» **YOUR GOAL**: List every line below containing "that".

-- Start DATASET EXTRACT --

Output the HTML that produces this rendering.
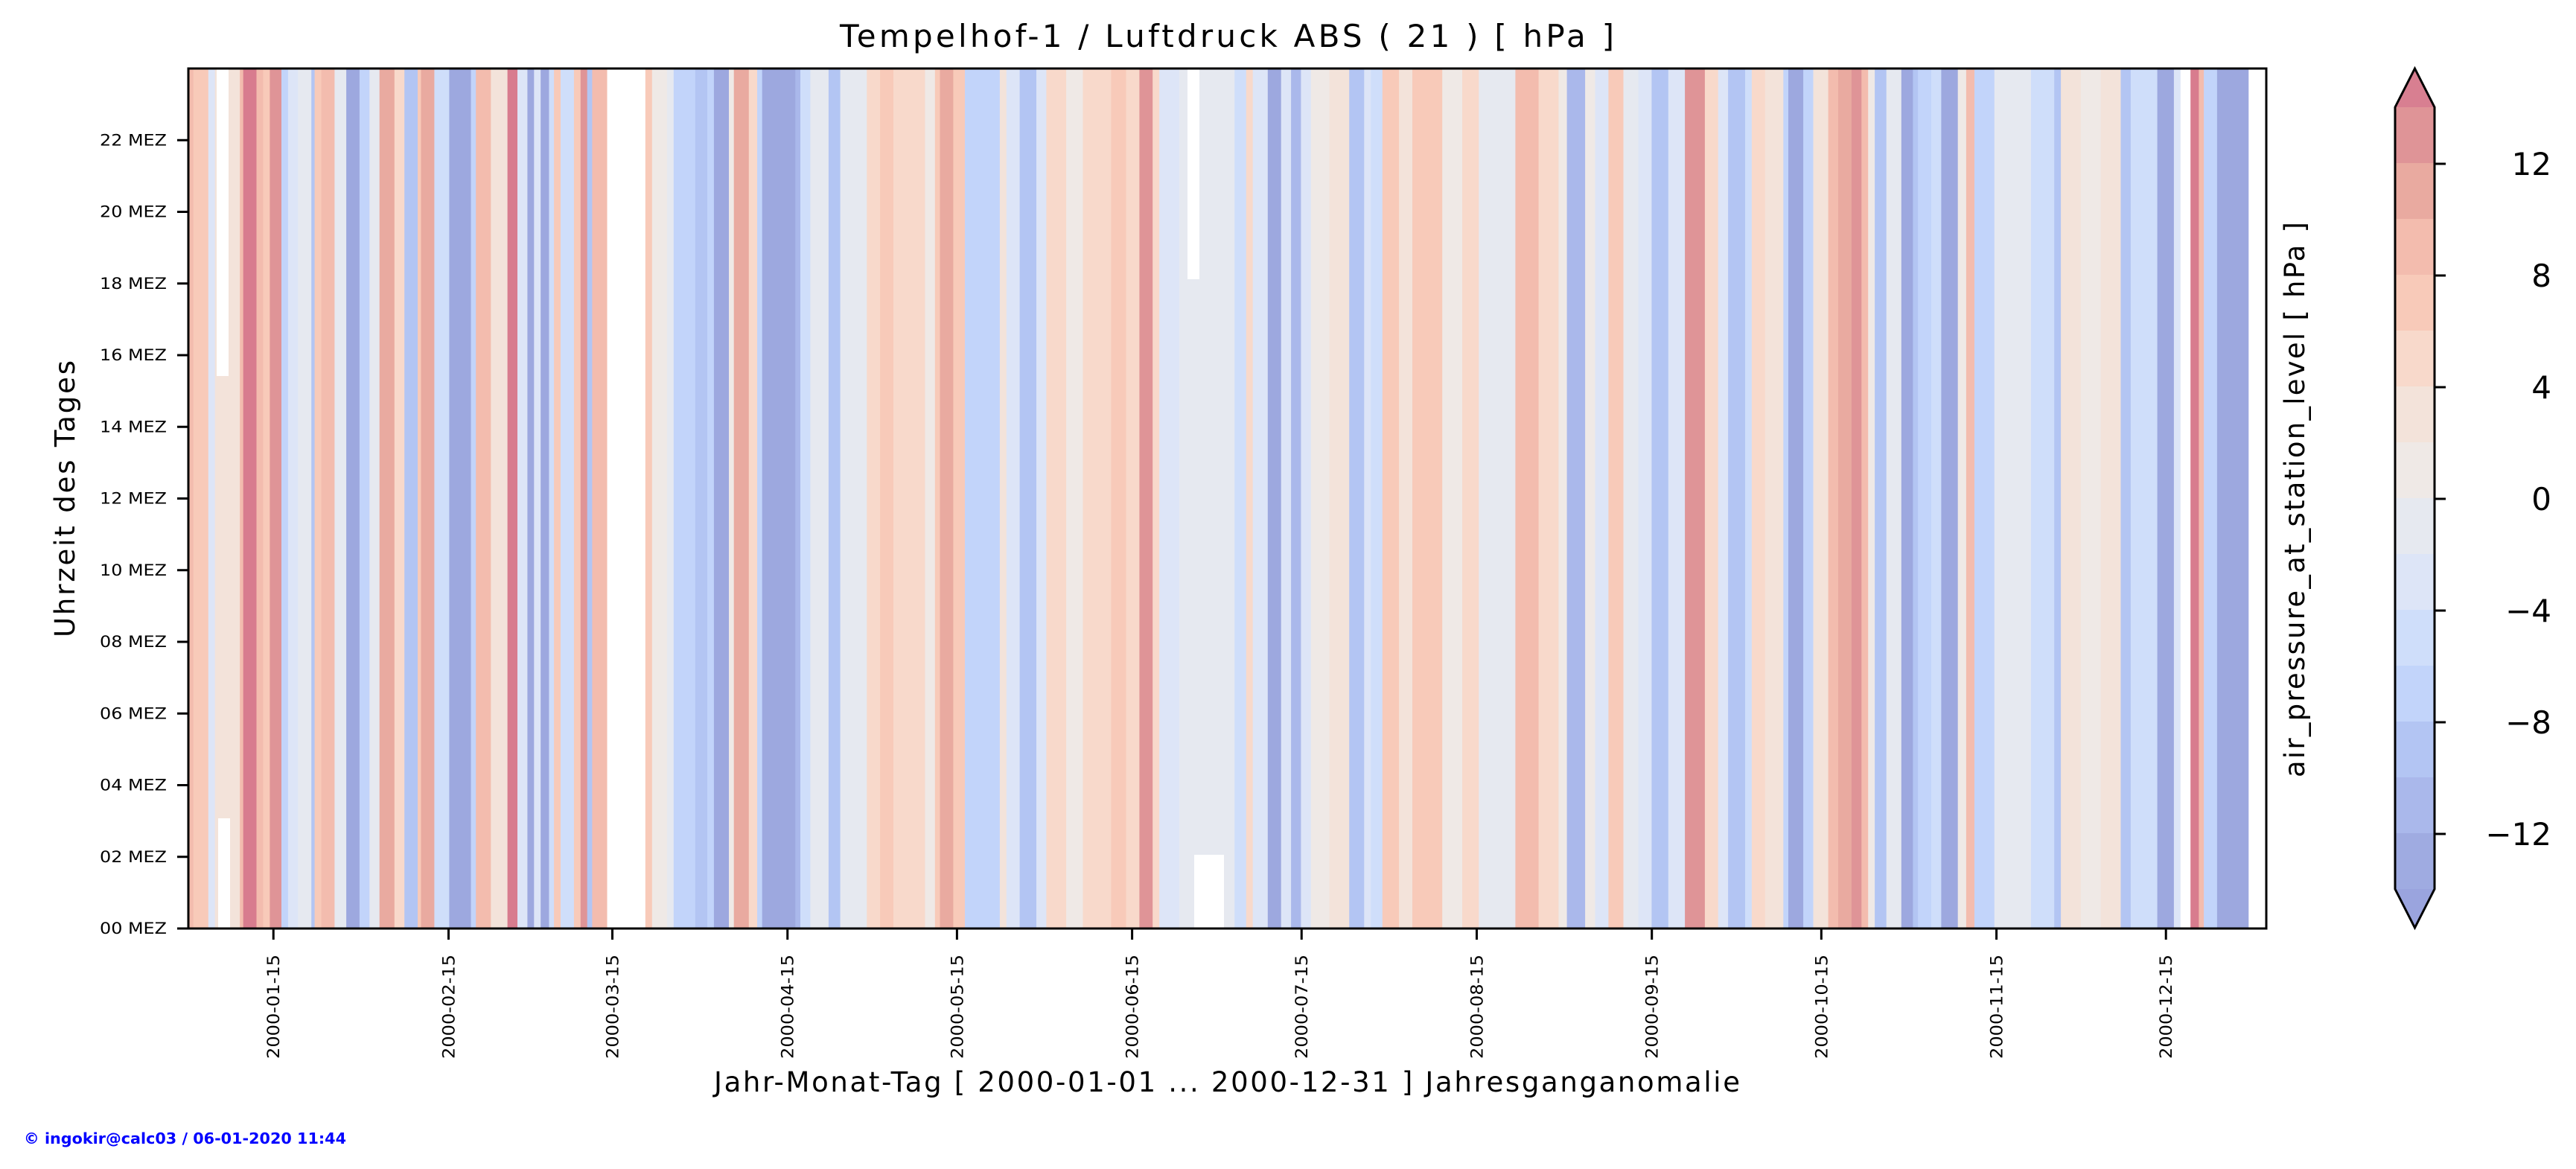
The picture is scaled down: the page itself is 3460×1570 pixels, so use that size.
<!DOCTYPE html>
<html><head><meta charset="utf-8"><style>
html,body{margin:0;padding:0;background:#fff;}
svg{display:block;font-family:"DejaVu Sans","Liberation Sans",sans-serif;}
</style></head><body>
<svg id="s" width="3460" height="1570" viewBox="0 0 3460 1570" xmlns="http://www.w3.org/2000/svg">
<g id="data"></g>
<rect x="253" y="92" width="2791" height="1155" fill="none" stroke="#000" stroke-width="3"/>
<text x="1648" y="63" font-size="42" text-anchor="middle" textLength="1040">Tempelhof-1 / Luftdruck ABS ( 21 ) [ hPa ]</text>
<text x="1648" y="1466" font-size="37" text-anchor="middle" textLength="1378">Jahr-Monat-Tag [ 2000-01-01 ... 2000-12-31 ] Jahresganganomalie</text>
<text transform="translate(100,670) rotate(-90)" font-size="37" text-anchor="middle" textLength="372">Uhrzeit des Tages</text>
<text transform="translate(3095,671) rotate(-90)" font-size="37" text-anchor="middle" textLength="746">air_pressure_at_station_level [ hPa ]</text>
<text x="32" y="1536" font-size="20" font-weight="bold" fill="#0000ff" textLength="433" lengthAdjust="spacingAndGlyphs">© ingokir@calc03 / 06-01-2020 11:44</text>
<g id="yt"></g><g id="xt"></g><g id="cb"></g>
</svg>
<script>
const NS="http://www.w3.org/2000/svg";
function el(p,t,a,txt){const e=document.createElementNS(NS,t);for(const k in a)e.setAttribute(k,a[k]);if(txt!==undefined)e.textContent=txt;p.appendChild(e);return e;}
const C={R7:"#d87c8e",R6:"#df9497",R5:"#e9aaa0",R4:"#f3bcae",R3:"#f8cab9",R2:"#f8d9cb",R1:"#f3e3da",R0:"#efe9e6",B0:"#e6e9f0",B1:"#dde5f7",B2:"#cfdefa",B3:"#c2d4fa",B4:"#b3c5f3",B5:"#aab8eb",B6:"#9da8df",W:"#ffffff"};
const S=[
[253,[[0,15,'R4'],[15,60,'R3'],[60,80,'B1'],[80,155,'R1'],[155,165,'R4'],[165,205,'R7'],[205,225,'R4'],[225,245,'R3'],[245,280,'R6'],[280,300,'B3'],[300,330,'B1'],[330,370,'B0'],[370,380,'B4'],[380,400,'R3'],[400,440,'R4'],[440,475,'B0'],[475,515,'B6'],[515,545,'B3'],[545,575,'B0'],[575,620,'R5'],[620,650,'R2'],[650,690,'B4'],[690,700,'R3'],[700,740,'R5'],[740,785,'B2'],[785,850,'B6'],[850,865,'B3'],[865,910,'R4'],[910,960,'R1'],[960,990,'R7'],[990,1020,'B1'],[1020,1040,'B6'],[1040,1060,'B1'],[1060,1085,'B6'],[1085,1100,'B2'],[1100,1120,'R3'],[1120,1160,'B2'],[1160,1180,'R3'],[1180,1200,'R6'],[1200,1215,'B4'],[1215,1260,'R4'],[1260,1375,'W'],[1375,1395,'R3'],[1395,1440,'R0'],[1440,1460,'B0'],[1460,1525,'B3'],[1525,1568,'B4']]],
[950,[[0,20,'B3'],[20,65,'B6'],[65,80,'R0'],[80,125,'R5'],[125,150,'R2'],[150,165,'B3'],[165,265,'B6'],[265,280,'B5'],[280,310,'B2'],[310,365,'B0'],[365,400,'B4'],[400,480,'B0'],[480,520,'R2'],[520,560,'R3'],[560,655,'R2'],[655,685,'R0'],[685,700,'R3'],[700,740,'R5'],[740,775,'R3'],[775,880,'B3'],[880,900,'R1'],[900,940,'B1'],[940,990,'B4'],[990,1020,'B1'],[1020,1080,'R2'],[1080,1130,'R0'],[1130,1215,'R2'],[1215,1260,'R3'],[1260,1300,'R2'],[1300,1340,'R6'],[1340,1360,'R2'],[1360,1420,'B1'],[1420,1568,'B0']]],
[1647,[[0,25,'B0'],[25,60,'B2'],[60,80,'R2'],[80,125,'B1'],[125,165,'B6'],[165,195,'B1'],[195,225,'B5'],[225,255,'B1'],[255,310,'R0'],[310,370,'R1'],[370,415,'B4'],[415,435,'B1'],[435,470,'B2'],[470,520,'R3'],[520,560,'R1'],[560,650,'R3'],[650,710,'R0'],[710,760,'R2'],[760,870,'B0'],[870,940,'R4'],[940,1000,'R2'],[1000,1025,'R0'],[1025,1080,'B5'],[1080,1110,'R0'],[1110,1150,'B1'],[1150,1195,'R3'],[1195,1240,'B0'],[1240,1280,'B1'],[1280,1330,'B4'],[1330,1380,'B1'],[1380,1440,'R6'],[1440,1480,'R2'],[1480,1510,'B1'],[1510,1568,'B4']]],
[2344,[[0,20,'B2'],[20,60,'R2'],[60,115,'R1'],[115,130,'B3'],[130,175,'B6'],[175,205,'B3'],[205,250,'R1'],[250,280,'R4'],[280,320,'R5'],[320,350,'R6'],[350,370,'R4'],[370,390,'R0'],[390,425,'B4'],[425,470,'B0'],[470,505,'B6'],[505,520,'B4'],[520,560,'B3'],[560,590,'B2'],[590,640,'B6'],[640,665,'R0'],[665,690,'R4'],[690,750,'B3'],[750,860,'B0'],[860,930,'B2'],[930,950,'B4'],[950,1010,'R1'],[1010,1070,'R0'],[1070,1130,'R1'],[1130,1160,'B4'],[1160,1240,'B2'],[1240,1290,'B6'],[1290,1310,'B1'],[1310,1340,'W'],[1340,1365,'R7'],[1365,1380,'R4'],[1380,1420,'B3'],[1420,1515,'B6'],[1515,1568,'W']]]
];
const D=document.getElementById("data");
for(const [b,segs] of S){for(const [a,e,c] of segs){const x0=b+a/2.24,x1=Math.min(3044,b+e/2.24);
el(D,"rect",{x:x0.toFixed(1),y:92,width:(x1-x0+0.6).toFixed(1),height:1155,fill:C[c]});}}
[[291,92,16,413],[293,1099,16,148],[1595,92,16,283],[1604,1148,40,99],[2929,1148,12,99]].forEach(r=>el(D,"rect",{x:r[0],y:r[1],width:r[2],height:r[3],fill:"#fff"}));
const YT=document.getElementById("yt");
for(let h=0;h<=22;h+=2){const y=1247-h*48.125;
el(YT,"line",{x1:238,x2:253,y1:y,y2:y,stroke:"#000","stroke-width":3});
el(YT,"text",{x:224,y:y+7,"font-size":21,"text-anchor":"end",textLength:90,lengthAdjust:"spacingAndGlyphs"},(h<10?"0"+h:h)+" MEZ");}
const XT=document.getElementById("xt");
const days=[14,45,74,105,135,166,196,227,258,288,319,349];
days.forEach((d,i)=>{const x=261+d*7.588;const m=(i+1<10?"0":"")+(i+1);
el(XT,"line",{x1:x,x2:x,y1:1247,y2:1262,stroke:"#000","stroke-width":3});
el(XT,"text",{transform:`translate(${x+8},1282) rotate(-90)`,"font-size":22,"text-anchor":"end",textLength:140,lengthAdjust:"spacingAndGlyphs"},"2000-"+m+"-15");});
const CB=document.getElementById("cb");
const bands=["#df9497","#e9aaa0","#f3bcae","#f8cab9","#f8d9cb","#f3e3da","#efe9e6","#e6e9f0","#dde5f7","#cfdefa","#c2d4fa","#b3c5f3","#aab8eb","#9fabe1"];
bands.forEach((c,i)=>el(CB,"rect",{x:3217,y:144+i*75,width:53,height:75.5,fill:c}));
el(CB,"polygon",{points:"3217,144 3243.5,92 3270,144",fill:"#d87f91"});
el(CB,"polygon",{points:"3217,1194 3243.5,1246 3270,1194",fill:"#9aa4de"});
el(CB,"polygon",{points:"3217,144 3243.5,92 3270,144 3270,1194 3243.5,1246 3217,1194",fill:"none",stroke:"#000","stroke-width":3});
[12,8,4,0,-4,-8,-12].forEach(v=>{const y=670-v*37.5;
el(CB,"line",{x1:3270,x2:3285,y1:y,y2:y,stroke:"#000","stroke-width":3});
el(CB,"text",{x:3427,y:y+15,"font-size":42,"text-anchor":"end"},(v<0?"\u2212"+(-v):""+v));});
</script>
</body></html>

-- End DATASET EXTRACT --

» **EXERCISE SOLUTION**:
Output the HTML that produces this rendering.
The picture is scaled down: the page itself is 3460×1570 pixels, so use that size.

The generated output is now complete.